GIVEN INSTRUCTION: Copy all the data exactly, except the pictures.
---------- PROVIDED MATERIAL ----------
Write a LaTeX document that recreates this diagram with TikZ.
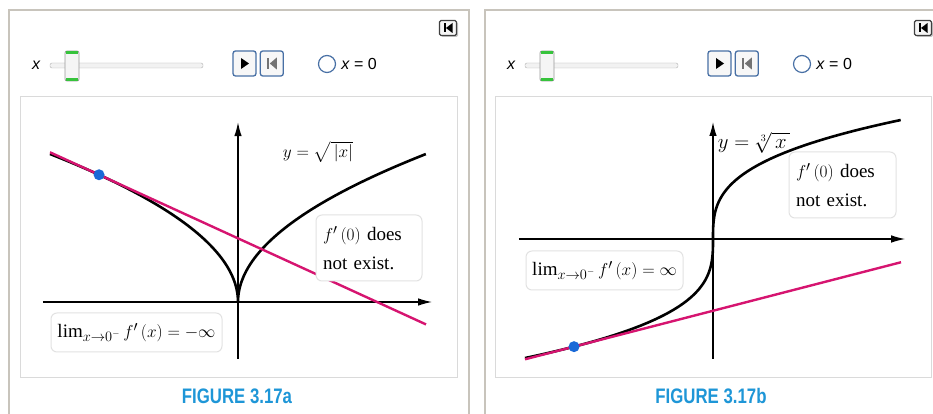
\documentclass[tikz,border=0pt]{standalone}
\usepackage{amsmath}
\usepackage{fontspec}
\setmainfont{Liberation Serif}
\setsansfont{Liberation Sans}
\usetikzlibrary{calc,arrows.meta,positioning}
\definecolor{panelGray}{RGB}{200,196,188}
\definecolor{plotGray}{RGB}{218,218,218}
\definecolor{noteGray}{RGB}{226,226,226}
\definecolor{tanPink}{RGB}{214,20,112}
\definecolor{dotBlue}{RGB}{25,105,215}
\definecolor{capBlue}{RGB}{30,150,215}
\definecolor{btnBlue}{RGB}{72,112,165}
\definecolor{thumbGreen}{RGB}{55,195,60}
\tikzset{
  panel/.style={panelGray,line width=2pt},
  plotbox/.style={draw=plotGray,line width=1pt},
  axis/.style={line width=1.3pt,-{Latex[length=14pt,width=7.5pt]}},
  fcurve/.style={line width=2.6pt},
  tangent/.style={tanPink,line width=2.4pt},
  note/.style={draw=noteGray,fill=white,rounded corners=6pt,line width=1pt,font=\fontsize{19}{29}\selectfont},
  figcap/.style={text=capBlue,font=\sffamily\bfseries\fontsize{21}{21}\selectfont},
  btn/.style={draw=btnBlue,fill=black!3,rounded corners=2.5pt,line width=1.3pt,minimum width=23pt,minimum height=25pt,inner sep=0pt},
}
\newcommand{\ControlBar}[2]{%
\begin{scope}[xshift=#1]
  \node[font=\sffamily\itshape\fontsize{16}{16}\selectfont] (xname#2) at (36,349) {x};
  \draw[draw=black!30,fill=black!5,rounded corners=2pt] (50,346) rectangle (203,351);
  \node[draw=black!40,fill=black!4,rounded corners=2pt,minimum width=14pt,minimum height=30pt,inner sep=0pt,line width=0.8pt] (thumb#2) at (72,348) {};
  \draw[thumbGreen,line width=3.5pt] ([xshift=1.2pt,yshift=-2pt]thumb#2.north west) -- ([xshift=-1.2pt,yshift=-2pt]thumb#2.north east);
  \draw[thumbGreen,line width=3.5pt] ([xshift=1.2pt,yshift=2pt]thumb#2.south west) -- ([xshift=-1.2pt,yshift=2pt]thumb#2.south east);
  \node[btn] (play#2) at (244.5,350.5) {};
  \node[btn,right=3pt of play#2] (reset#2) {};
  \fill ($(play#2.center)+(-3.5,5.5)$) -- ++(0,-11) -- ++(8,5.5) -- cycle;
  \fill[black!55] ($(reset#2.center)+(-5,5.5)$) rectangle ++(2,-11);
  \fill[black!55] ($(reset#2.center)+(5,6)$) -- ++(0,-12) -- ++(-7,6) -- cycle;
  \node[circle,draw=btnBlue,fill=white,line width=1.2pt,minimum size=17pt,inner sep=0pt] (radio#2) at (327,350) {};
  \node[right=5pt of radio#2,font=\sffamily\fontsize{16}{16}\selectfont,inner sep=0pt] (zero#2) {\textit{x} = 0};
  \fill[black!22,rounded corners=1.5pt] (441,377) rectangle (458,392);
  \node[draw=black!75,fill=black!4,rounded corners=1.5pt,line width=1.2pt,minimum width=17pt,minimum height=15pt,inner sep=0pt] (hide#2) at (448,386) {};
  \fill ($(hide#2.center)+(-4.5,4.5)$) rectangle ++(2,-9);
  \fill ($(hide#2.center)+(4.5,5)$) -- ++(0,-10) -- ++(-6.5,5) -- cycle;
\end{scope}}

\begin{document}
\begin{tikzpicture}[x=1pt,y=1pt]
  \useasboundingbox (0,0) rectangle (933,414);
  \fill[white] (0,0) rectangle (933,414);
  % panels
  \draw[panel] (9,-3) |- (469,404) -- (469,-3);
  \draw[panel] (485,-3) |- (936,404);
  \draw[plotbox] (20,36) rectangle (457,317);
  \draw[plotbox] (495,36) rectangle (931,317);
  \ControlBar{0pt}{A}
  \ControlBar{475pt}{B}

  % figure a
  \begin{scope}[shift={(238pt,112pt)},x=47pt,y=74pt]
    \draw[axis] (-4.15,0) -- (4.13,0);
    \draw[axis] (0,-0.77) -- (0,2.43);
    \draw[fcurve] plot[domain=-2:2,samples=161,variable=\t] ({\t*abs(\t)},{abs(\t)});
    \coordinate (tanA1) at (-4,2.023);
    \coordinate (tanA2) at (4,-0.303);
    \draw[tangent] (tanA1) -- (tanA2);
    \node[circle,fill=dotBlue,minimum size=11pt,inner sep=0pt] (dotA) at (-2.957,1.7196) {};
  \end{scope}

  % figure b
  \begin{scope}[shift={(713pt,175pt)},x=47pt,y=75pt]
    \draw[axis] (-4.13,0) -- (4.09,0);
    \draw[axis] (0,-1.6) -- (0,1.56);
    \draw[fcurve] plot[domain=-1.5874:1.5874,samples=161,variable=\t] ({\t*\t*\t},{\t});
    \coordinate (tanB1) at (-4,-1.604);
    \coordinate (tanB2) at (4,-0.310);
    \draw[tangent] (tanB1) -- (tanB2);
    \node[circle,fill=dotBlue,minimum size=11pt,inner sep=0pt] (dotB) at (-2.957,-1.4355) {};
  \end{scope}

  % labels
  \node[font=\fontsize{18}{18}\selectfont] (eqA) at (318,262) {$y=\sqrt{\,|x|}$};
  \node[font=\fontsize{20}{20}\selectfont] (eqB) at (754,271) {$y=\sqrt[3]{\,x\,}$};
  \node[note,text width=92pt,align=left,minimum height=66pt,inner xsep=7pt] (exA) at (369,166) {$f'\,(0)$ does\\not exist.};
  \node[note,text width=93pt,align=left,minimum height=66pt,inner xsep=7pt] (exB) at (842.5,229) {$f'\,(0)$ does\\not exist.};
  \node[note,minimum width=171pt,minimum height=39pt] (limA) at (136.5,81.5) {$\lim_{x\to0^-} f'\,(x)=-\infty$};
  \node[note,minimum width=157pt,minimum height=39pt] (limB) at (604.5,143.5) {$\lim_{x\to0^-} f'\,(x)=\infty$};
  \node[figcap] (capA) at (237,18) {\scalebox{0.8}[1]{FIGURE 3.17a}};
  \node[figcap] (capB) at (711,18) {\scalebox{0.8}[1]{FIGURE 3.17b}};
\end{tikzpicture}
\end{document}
----------
WORKED ANSWER:
Write a LaTeX document that recreates this diagram with TikZ.
\documentclass[tikz,border=0pt]{standalone}
\usepackage{amsmath}
\usepackage{fontspec}
\setmainfont{Liberation Serif}
\setsansfont{Liberation Sans}
\usetikzlibrary{calc,arrows.meta,positioning}
\definecolor{panelGray}{RGB}{200,196,188}
\definecolor{plotGray}{RGB}{218,218,218}
\definecolor{noteGray}{RGB}{226,226,226}
\definecolor{tanPink}{RGB}{214,20,112}
\definecolor{dotBlue}{RGB}{25,105,215}
\definecolor{capBlue}{RGB}{30,150,215}
\definecolor{btnBlue}{RGB}{72,112,165}
\definecolor{thumbGreen}{RGB}{55,195,60}
\tikzset{
  panel/.style={panelGray,line width=2pt},
  plotbox/.style={draw=plotGray,line width=1pt},
  axis/.style={line width=1.3pt,-{Latex[length=14pt,width=7.5pt]}},
  fcurve/.style={line width=2.6pt},
  tangent/.style={tanPink,line width=2.4pt},
  note/.style={draw=noteGray,fill=white,rounded corners=6pt,line width=1pt,font=\fontsize{19}{29}\selectfont},
  figcap/.style={text=capBlue,font=\sffamily\bfseries\fontsize{21}{21}\selectfont},
  btn/.style={draw=btnBlue,fill=black!3,rounded corners=2.5pt,line width=1.3pt,minimum width=23pt,minimum height=25pt,inner sep=0pt},
}
\newcommand{\ControlBar}[2]{%
\begin{scope}[xshift=#1]
  \node[font=\sffamily\itshape\fontsize{16}{16}\selectfont] (xname#2) at (36,349) {x};
  \draw[draw=black!30,fill=black!5,rounded corners=2pt] (50,346) rectangle (203,351);
  \node[draw=black!40,fill=black!4,rounded corners=2pt,minimum width=14pt,minimum height=30pt,inner sep=0pt,line width=0.8pt] (thumb#2) at (72,348) {};
  \draw[thumbGreen,line width=3.5pt] ([xshift=1.2pt,yshift=-2pt]thumb#2.north west) -- ([xshift=-1.2pt,yshift=-2pt]thumb#2.north east);
  \draw[thumbGreen,line width=3.5pt] ([xshift=1.2pt,yshift=2pt]thumb#2.south west) -- ([xshift=-1.2pt,yshift=2pt]thumb#2.south east);
  \node[btn] (play#2) at (244.5,350.5) {};
  \node[btn,right=3pt of play#2] (reset#2) {};
  \fill ($(play#2.center)+(-3.5,5.5)$) -- ++(0,-11) -- ++(8,5.5) -- cycle;
  \fill[black!55] ($(reset#2.center)+(-5,5.5)$) rectangle ++(2,-11);
  \fill[black!55] ($(reset#2.center)+(5,6)$) -- ++(0,-12) -- ++(-7,6) -- cycle;
  \node[circle,draw=btnBlue,fill=white,line width=1.2pt,minimum size=17pt,inner sep=0pt] (radio#2) at (327,350) {};
  \node[right=5pt of radio#2,font=\sffamily\fontsize{16}{16}\selectfont,inner sep=0pt] (zero#2) {\textit{x} = 0};
  \fill[black!22,rounded corners=1.5pt] (441,377) rectangle (458,392);
  \node[draw=black!75,fill=black!4,rounded corners=1.5pt,line width=1.2pt,minimum width=17pt,minimum height=15pt,inner sep=0pt] (hide#2) at (448,386) {};
  \fill ($(hide#2.center)+(-4.5,4.5)$) rectangle ++(2,-9);
  \fill ($(hide#2.center)+(4.5,5)$) -- ++(0,-10) -- ++(-6.5,5) -- cycle;
\end{scope}}

\begin{document}
\begin{tikzpicture}[x=1pt,y=1pt]
  \useasboundingbox (0,0) rectangle (933,414);
  \fill[white] (0,0) rectangle (933,414);
  % panels
  \draw[panel] (9,-3) |- (469,404) -- (469,-3);
  \draw[panel] (485,-3) |- (936,404);
  \draw[plotbox] (20,36) rectangle (457,317);
  \draw[plotbox] (495,36) rectangle (931,317);
  \ControlBar{0pt}{A}
  \ControlBar{475pt}{B}

  % figure a
  \begin{scope}[shift={(238pt,112pt)},x=47pt,y=74pt]
    \draw[axis] (-4.15,0) -- (4.13,0);
    \draw[axis] (0,-0.77) -- (0,2.43);
    \draw[fcurve] plot[domain=-2:2,samples=161,variable=\t] ({\t*abs(\t)},{abs(\t)});
    \coordinate (tanA1) at (-4,2.023);
    \coordinate (tanA2) at (4,-0.303);
    \draw[tangent] (tanA1) -- (tanA2);
    \node[circle,fill=dotBlue,minimum size=11pt,inner sep=0pt] (dotA) at (-2.957,1.7196) {};
  \end{scope}

  % figure b
  \begin{scope}[shift={(713pt,175pt)},x=47pt,y=75pt]
    \draw[axis] (-4.13,0) -- (4.09,0);
    \draw[axis] (0,-1.6) -- (0,1.56);
    \draw[fcurve] plot[domain=-1.5874:1.5874,samples=161,variable=\t] ({\t*\t*\t},{\t});
    \coordinate (tanB1) at (-4,-1.604);
    \coordinate (tanB2) at (4,-0.310);
    \draw[tangent] (tanB1) -- (tanB2);
    \node[circle,fill=dotBlue,minimum size=11pt,inner sep=0pt] (dotB) at (-2.957,-1.4355) {};
  \end{scope}

  % labels
  \node[font=\fontsize{18}{18}\selectfont] (eqA) at (318,262) {$y=\sqrt{\,|x|}$};
  \node[font=\fontsize{20}{20}\selectfont] (eqB) at (754,271) {$y=\sqrt[3]{\,x\,}$};
  \node[note,text width=92pt,align=left,minimum height=66pt,inner xsep=7pt] (exA) at (369,166) {$f'\,(0)$ does\\not exist.};
  \node[note,text width=93pt,align=left,minimum height=66pt,inner xsep=7pt] (exB) at (842.5,229) {$f'\,(0)$ does\\not exist.};
  \node[note,minimum width=171pt,minimum height=39pt] (limA) at (136.5,81.5) {$\lim_{x\to0^-} f'\,(x)=-\infty$};
  \node[note,minimum width=157pt,minimum height=39pt] (limB) at (604.5,143.5) {$\lim_{x\to0^-} f'\,(x)=\infty$};
  \node[figcap] (capA) at (237,18) {\scalebox{0.8}[1]{FIGURE 3.17a}};
  \node[figcap] (capB) at (711,18) {\scalebox{0.8}[1]{FIGURE 3.17b}};
\end{tikzpicture}
\end{document}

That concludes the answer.